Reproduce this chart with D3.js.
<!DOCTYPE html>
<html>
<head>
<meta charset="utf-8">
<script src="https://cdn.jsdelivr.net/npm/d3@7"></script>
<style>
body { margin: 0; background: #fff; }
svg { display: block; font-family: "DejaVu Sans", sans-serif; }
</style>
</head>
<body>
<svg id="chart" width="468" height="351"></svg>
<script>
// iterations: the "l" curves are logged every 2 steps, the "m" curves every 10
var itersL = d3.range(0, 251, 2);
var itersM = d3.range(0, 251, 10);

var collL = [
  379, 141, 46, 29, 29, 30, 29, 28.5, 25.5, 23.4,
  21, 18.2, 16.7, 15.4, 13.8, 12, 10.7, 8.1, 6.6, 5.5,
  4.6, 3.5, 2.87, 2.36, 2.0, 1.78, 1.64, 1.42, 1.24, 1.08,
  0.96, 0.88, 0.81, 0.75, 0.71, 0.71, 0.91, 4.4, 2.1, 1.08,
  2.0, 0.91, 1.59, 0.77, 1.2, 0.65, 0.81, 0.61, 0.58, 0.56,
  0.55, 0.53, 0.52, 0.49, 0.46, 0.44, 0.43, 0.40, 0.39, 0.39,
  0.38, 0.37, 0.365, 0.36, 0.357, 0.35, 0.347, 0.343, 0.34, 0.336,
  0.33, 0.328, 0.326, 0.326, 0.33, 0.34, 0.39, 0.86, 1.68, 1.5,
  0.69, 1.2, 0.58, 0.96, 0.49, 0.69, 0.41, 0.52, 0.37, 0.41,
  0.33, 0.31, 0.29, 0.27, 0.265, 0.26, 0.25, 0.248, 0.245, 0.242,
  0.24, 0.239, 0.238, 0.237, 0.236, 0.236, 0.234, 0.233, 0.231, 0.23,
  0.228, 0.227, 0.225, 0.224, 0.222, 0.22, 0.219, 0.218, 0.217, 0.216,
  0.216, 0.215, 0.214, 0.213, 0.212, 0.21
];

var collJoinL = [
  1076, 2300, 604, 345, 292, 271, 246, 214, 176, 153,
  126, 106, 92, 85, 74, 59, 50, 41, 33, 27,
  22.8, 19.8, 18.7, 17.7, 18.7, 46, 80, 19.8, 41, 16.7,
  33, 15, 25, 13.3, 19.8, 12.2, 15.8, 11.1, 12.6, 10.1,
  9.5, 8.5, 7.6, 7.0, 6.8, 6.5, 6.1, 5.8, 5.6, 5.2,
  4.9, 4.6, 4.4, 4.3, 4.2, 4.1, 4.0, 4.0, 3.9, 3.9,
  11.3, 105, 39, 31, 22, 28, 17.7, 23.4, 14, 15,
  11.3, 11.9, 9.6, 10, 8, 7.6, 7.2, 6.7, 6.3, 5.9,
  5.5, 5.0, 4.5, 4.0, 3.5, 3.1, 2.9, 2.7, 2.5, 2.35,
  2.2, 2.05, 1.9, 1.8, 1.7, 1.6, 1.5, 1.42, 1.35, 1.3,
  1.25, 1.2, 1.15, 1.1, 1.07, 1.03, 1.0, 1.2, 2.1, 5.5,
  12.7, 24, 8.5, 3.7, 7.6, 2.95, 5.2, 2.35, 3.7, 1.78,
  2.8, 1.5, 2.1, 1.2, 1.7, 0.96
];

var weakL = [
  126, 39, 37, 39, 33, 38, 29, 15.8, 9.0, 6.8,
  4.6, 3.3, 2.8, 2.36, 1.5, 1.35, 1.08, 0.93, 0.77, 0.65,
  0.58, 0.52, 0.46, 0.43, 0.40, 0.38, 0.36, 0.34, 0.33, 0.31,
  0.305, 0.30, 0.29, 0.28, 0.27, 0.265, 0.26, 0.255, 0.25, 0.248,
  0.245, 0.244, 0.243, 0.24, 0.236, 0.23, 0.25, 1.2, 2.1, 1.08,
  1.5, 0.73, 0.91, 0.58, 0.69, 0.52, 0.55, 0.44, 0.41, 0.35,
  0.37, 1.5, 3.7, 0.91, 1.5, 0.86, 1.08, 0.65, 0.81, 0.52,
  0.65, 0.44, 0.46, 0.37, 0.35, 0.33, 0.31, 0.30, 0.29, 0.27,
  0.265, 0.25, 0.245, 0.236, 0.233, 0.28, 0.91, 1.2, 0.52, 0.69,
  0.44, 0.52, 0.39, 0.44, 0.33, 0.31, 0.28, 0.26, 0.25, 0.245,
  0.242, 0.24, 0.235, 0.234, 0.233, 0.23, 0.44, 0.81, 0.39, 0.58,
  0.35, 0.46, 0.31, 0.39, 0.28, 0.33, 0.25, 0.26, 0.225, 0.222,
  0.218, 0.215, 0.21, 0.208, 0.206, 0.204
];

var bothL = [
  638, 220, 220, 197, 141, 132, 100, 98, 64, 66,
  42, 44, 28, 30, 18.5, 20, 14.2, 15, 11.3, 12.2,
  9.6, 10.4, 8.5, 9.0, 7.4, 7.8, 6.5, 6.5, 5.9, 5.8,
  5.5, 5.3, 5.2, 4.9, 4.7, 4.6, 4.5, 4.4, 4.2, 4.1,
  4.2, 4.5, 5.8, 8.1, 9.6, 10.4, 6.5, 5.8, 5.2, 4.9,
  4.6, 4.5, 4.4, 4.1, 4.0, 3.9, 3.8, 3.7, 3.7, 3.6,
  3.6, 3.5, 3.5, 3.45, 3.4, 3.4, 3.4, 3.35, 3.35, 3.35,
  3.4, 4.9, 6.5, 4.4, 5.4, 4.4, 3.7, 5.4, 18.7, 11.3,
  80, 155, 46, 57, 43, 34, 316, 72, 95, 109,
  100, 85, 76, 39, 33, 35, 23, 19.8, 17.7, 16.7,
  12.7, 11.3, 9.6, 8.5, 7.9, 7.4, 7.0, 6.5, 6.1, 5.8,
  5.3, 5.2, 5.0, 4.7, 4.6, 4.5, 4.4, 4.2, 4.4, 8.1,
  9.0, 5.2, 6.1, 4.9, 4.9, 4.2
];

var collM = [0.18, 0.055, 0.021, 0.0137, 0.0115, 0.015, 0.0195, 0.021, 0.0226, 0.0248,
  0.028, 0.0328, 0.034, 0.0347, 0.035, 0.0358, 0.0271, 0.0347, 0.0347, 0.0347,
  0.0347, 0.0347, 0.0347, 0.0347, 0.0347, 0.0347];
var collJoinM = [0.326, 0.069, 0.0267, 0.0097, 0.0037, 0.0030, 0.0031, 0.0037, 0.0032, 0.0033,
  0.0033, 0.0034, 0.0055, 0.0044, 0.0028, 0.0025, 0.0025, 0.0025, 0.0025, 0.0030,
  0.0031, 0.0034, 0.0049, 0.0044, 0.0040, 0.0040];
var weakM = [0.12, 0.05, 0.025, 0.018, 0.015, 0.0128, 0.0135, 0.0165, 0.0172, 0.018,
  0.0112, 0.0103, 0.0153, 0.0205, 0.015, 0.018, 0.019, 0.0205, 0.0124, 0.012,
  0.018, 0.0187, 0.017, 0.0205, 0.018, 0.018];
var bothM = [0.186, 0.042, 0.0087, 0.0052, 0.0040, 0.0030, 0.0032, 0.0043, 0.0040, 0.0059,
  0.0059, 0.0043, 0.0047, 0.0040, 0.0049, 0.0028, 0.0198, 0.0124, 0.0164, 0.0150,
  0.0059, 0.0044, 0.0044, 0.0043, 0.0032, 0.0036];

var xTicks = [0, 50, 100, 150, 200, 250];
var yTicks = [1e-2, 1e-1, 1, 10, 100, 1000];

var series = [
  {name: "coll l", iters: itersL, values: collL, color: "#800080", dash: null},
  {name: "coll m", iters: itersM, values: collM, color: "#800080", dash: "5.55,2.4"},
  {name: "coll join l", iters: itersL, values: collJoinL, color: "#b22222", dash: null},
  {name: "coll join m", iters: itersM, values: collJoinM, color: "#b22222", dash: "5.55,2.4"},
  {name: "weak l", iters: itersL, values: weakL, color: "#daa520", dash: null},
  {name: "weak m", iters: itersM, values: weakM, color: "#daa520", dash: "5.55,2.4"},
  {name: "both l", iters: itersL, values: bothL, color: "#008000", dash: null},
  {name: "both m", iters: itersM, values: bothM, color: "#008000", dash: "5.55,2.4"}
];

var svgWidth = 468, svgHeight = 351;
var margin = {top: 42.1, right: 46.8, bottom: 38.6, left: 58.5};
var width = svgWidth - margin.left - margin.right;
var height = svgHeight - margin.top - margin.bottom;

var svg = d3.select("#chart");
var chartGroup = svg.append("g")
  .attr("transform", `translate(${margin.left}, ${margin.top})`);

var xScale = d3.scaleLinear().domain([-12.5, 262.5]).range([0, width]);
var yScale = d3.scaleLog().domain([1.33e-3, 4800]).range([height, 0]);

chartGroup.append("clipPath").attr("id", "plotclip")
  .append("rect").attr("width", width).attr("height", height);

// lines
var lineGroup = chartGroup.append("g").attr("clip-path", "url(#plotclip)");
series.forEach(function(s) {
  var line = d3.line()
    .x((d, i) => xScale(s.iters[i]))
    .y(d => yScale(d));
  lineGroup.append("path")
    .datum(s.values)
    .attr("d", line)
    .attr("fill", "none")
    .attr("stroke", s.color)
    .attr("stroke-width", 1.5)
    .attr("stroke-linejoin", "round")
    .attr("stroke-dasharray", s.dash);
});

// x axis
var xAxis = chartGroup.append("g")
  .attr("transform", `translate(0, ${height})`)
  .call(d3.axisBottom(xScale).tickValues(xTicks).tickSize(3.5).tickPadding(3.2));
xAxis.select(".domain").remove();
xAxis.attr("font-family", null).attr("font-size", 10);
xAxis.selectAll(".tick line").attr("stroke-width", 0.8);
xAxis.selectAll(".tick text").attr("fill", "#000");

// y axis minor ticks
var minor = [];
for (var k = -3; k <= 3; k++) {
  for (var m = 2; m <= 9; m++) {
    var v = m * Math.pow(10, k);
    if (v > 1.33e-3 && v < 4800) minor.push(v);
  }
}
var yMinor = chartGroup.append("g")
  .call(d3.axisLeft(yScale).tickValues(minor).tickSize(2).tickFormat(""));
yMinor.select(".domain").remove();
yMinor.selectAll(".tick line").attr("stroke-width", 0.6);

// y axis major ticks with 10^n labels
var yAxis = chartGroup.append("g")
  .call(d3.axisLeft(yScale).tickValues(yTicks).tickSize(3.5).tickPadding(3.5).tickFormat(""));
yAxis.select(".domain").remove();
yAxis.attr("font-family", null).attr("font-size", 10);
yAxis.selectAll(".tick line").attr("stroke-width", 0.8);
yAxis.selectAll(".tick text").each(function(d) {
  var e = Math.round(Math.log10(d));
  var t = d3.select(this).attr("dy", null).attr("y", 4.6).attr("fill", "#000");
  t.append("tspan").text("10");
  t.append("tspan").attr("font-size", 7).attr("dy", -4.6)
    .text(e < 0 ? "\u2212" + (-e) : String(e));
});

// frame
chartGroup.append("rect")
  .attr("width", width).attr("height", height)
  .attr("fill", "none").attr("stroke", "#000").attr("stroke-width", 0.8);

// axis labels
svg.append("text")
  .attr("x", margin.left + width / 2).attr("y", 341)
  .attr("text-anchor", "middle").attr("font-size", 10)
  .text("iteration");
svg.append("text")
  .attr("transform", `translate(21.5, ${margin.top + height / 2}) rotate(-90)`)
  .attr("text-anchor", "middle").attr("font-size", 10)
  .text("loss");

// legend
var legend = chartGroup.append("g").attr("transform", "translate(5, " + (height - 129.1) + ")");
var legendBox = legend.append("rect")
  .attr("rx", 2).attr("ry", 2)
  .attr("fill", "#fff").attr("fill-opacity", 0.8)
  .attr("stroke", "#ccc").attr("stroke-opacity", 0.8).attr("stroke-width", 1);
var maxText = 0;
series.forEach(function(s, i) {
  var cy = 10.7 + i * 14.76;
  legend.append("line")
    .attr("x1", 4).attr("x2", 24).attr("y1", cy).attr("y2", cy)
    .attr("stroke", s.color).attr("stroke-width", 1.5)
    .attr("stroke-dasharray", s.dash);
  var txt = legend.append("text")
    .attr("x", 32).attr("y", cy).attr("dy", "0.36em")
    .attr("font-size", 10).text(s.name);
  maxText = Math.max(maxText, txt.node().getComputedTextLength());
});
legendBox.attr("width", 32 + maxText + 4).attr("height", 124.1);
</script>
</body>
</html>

-------

◆ Exercise instructions
What count of lines in the listing contain the word "this"? Reply with the number only.

◆ Exercise response
2